The assessment architecture grouped competing cities into brackets—broadly cities above ten lakh population, between three and ten lakh, and below three lakh—so that smaller ULBs competed on comparable terms rather than against metropolitan corporations. Evaluation criteria spanned the availability of mechanised cleaning machines, the existence and functioning of the Sanitation Response Unit, integration of the emergency helpline, provision of personal protective equipment and safety devices where any human entry remained unavoidable under controlled conditions, enumeration and rehabilitation of identified workers, and public awareness outreach. Cash awards and recognition were extended to top-ranked cities in each category, functioning as a reputational and fiscal incentive layered atop the statutory compulsion of the MS Act.
In the inaugural cycle, 246 cities registered, and results announced on 19 November 2021 recognised winners across the population categories; Indore (Madhya Pradesh), Navi Mumbai (Maharashtra), and Nellore among others featured prominently in the rankings, with state-level performance from Madhya Pradesh, Maharashtra, Chhattisgarh, and Telangana frequently cited. MoHUA paired the Challenge with the NAMASTE (National Action for Mechanised Sanitation Ecosystem) scheme, jointly run with the Ministry of Social Justice and Empowerment, which from 2022–23 onward sought to extend mechanisation, profiling of Sewer and Septic Tank Workers (SSWs), and capital subsidy for sanitation entrepreneurship to all statutory towns.
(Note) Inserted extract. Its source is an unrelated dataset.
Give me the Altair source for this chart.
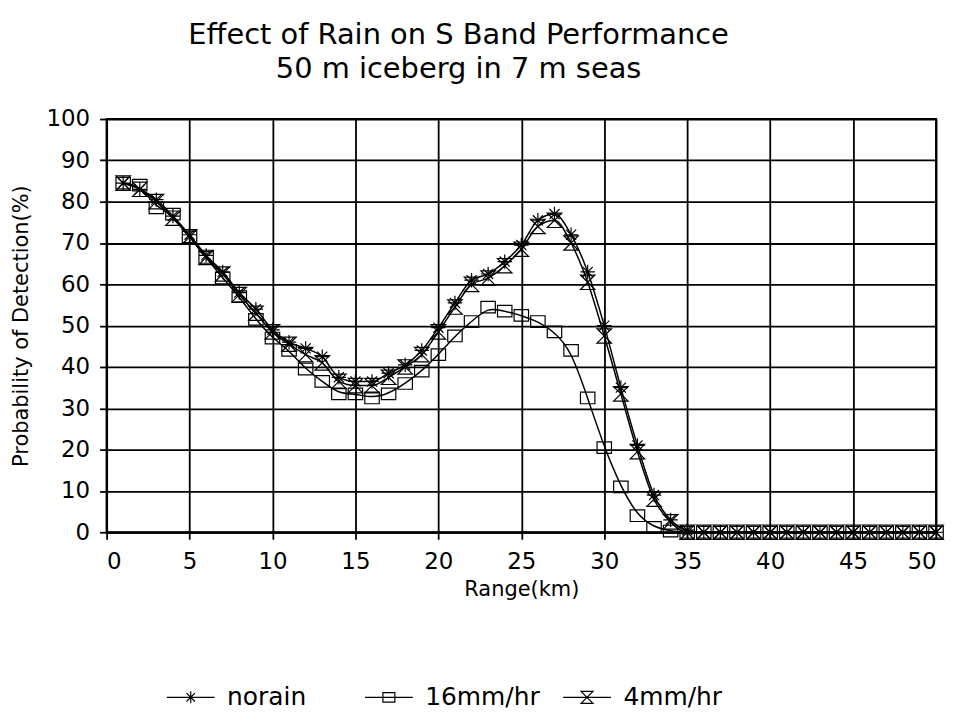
import altair as alt
import pandas as pd

# ---- data ----
range_km = list(range(1, 51))
series_names = ["norain", "16mm/hr", "4mm/hr"]

norain = [84.5, 83, 80.5, 76.5, 72, 67, 63, 58, 54, 49,
          46, 44.5, 42.5, 37.5, 36.5, 36.5, 38.5, 40.5, 44, 49.5,
          55.5, 61, 62.5, 65.5, 69.5, 75.5, 77, 72, 63, 50,
          35, 21, 9, 3, 0.5, 0, 0, 0, 0, 0,
          0, 0, 0, 0, 0, 0, 0, 0, 0, 0]
rain16 = [84.5, 84, 78.5, 77, 71.5, 66.5, 61.5, 57, 51.5, 47,
          44, 39.5, 36.5, 33.5, 33.5, 32.5, 33.5, 36, 39, 43,
          47.5, 51, 54.5, 53.5, 52.5, 51, 48.5, 44, 32.5, 20.5,
          11, 4, 1.2, 0.3, 0, 0, 0, 0, 0, 0,
          0, 0, 0, 0, 0, 0, 0, 0, 0, 0]
rain4 = [84.5, 83, 80, 76, 71.5, 66.5, 62.5, 57.5, 53, 48.5,
         45.5, 43, 41, 36.5, 35.5, 35.5, 37.5, 40, 43, 48.5,
         54.5, 60, 61.5, 64.5, 68.5, 74, 75.5, 70, 60.5, 47.5,
         33.5, 19.5, 8, 2.5, 0, 0, 0, 0, 0, 0,
         0, 0, 0, 0, 0, 0, 0, 0, 0, 0]

x_ticks = list(range(0, 51, 5))
y_ticks = list(range(0, 101, 10))

rows = []
for name, vals in zip(series_names, [norain, rain16, rain4]):
    for k, v in zip(range_km, vals):
        rows.append({"km": k, "pd": v, "series": name})
df = pd.DataFrame(rows)

# ---- marker shapes ----
ast = "M-1,0L1,0M0,-1L0,1M-0.7,-0.7L0.7,0.7M-0.7,0.7L0.7,-0.7"
sq = "M-1,-0.8L1,-0.8L1,0.8L-1,0.8Z"
bow = "M-1,-1L1,-1L-1,1L1,1Z"
leg_line = "M-4,0L4,0"
leg_ast = leg_line + "M0,-1L0,1M-0.7,-0.7L0.7,0.7M-0.7,0.7L0.7,-0.7"
leg_sq = leg_line + sq
leg_bow = leg_line + bow

FONT = "DejaVu Sans"

x = alt.X("km:Q", scale=alt.Scale(domain=[0, 50], nice=False),
          axis=alt.Axis(values=x_ticks, title="Range(km)", labelFontSize=23,
                        titleFontSize=21, labelPadding=11, titlePadding=6))
y = alt.Y("pd:Q", scale=alt.Scale(domain=[0, 100], nice=False),
          axis=alt.Axis(values=y_ticks, title="Probability of Detection(%)",
                        labelFontSize=23, titleFontSize=21, labelPadding=10,
                        titlePadding=15))

base = alt.Chart(df).encode(x=x, y=y)

lines_a = base.transform_filter("datum.series != '16mm/hr'").mark_line(
    interpolate="monotone", color="black", strokeWidth=1.5
).encode(detail="series:N")

lines_b = base.transform_filter("datum.series == '16mm/hr'").mark_line(
    interpolate="basis", color="black", strokeWidth=1.5
)

points = base.mark_point(filled=False, color="black", strokeWidth=1.2, size=210, opacity=1).encode(
    shape=alt.Shape("series:N", scale=alt.Scale(domain=series_names, range=[ast, sq, bow]),
                    legend=None)
)

legend_layer = base.mark_point(filled=False, color="black", opacity=0).encode(
    shape=alt.Shape("series:N",
                    scale=alt.Scale(domain=series_names, range=[leg_ast, leg_sq, leg_bow]),
                    legend=alt.Legend(title=None, orient="none", legendX=72, legendY=568,
                                      direction="horizontal", columns=3,
                                      symbolSize=144, symbolStrokeColor="black",
                                      symbolFillColor="transparent", symbolOpacity=1,
                                      symbolStrokeWidth=1.2, labelFontSize=25,
                                      labelOffset=24, columnPadding=20, gridAlign="all",
                                      labelFont=FONT, labelColor="black"))
)

chart = alt.layer(lines_a, lines_b, points, legend_layer).resolve_scale(
    shape="independent"
).properties(
    width=833, height=415,
    autosize=alt.AutoSizeParams(type="none"),
    padding={"left": 99, "top": 110, "right": 10, "bottom": 180},
    title=alt.TitleParams(["Effect of Rain on S Band Performance", "50 m iceberg in 7 m seas"],
                          fontSize=29, font=FONT, fontWeight="normal", anchor="middle",
                          dx=-63, offset=24, lineHeight=34, color="black"),
    background="white",
).configure_view(
    stroke="black", strokeWidth=2
).configure_axis(
    labelFont=FONT, titleFont=FONT, labelColor="black", titleColor="black",
    titleFontWeight="normal", domainColor="black", domainWidth=2,
    gridColor="black", gridWidth=1.8, gridOpacity=1, tickColor="black",
    tickWidth=1.8, tickSize=7
)

chart.save("out.html", embed_options={"renderer": "svg", "actions": False})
NAMASTE effectively absorbed and scaled the Challenge's logic into a continuing national programme rather than a one-time competition.
The Challenge must be distinguished from the Prohibition of Employment as Manual Scavengers Act, 2013 itself, which is a penal statute, and from the older Self-Employment Scheme for Rehabilitation of Manual Scavengers (SRMS), a Social Justice Ministry rehabilitation programme offering loans and capital subsidy to individuals. Where the MS Act prohibits and SRMS rehabilitates persons, the Safaimitra Suraksha Challenge targets the urban-governance layer—the ULB and its equipment, protocols, and response systems—to remove the structural demand for hazardous entry. It is also separate from the Swachh Survekshan, the annual cleanliness ranking of cities; Survekshan measures sanitation outcomes broadly, whereas the Challenge focused narrowly on the safety of sewer and septic-tank work.
Controversies persist around the gap between declaration and reality. Civil-society organisations, notably the Safai Karmachari Andolan, have repeatedly documented continuing deaths during sewer and septic-tank cleaning despite the statutory ban and the Challenge's stated goal of zero fatalities; government data tabled in Parliament has acknowledged hundreds of such deaths over the preceding decade while maintaining that these constitute hazardous cleaning rather than "manual scavenging" in the dry-latrine sense the Act originally targeted. This definitional friction—between manual scavenging and hazardous sewer cleaning—remains a live policy debate, as does the adequacy of compensation (the Supreme Court in the 2014 Safai Karamchari Andolan v. Union of India judgment fixed ₹10 lakh for deaths) and the uneven procurement of machinery across smaller and fiscally weaker ULBs.
For the working practitioner—whether a urban-development desk officer, a UPSC aspirant addressing GS Paper I social-justice themes, or a researcher on caste and labour—the Safaimitra Suraksha Challenge exemplifies the Indian State's pivot from prohibition to mechanisation as the operative strategy against caste-linked hazardous sanitation labour. Understanding it requires tracing the lineage from the 2013 Act through the Challenge to NAMASTE, situating it against SRMS and the 14420 helpline, and recognising both its administrative innovations and the persistent enforcement deficit that keeps the dignity and survival of safaimitras a contested governance question.
Example
In November 2020 the Ministry of Housing and Urban Affairs launched the Safaimitra Suraksha Challenge on World Toilet Day, with 246 cities registering and winners declared on 19 November 2021.
Frequently asked questions
The 2013 Act is a penal statute prohibiting manual scavenging and hazardous sewer or septic-tank cleaning and mandating rehabilitation. The Challenge is an incentive-driven administrative initiative that equips Urban Local Bodies with machinery, response units, and helplines so hazardous human entry becomes unnecessary. One prohibits; the other operationalises mechanisation.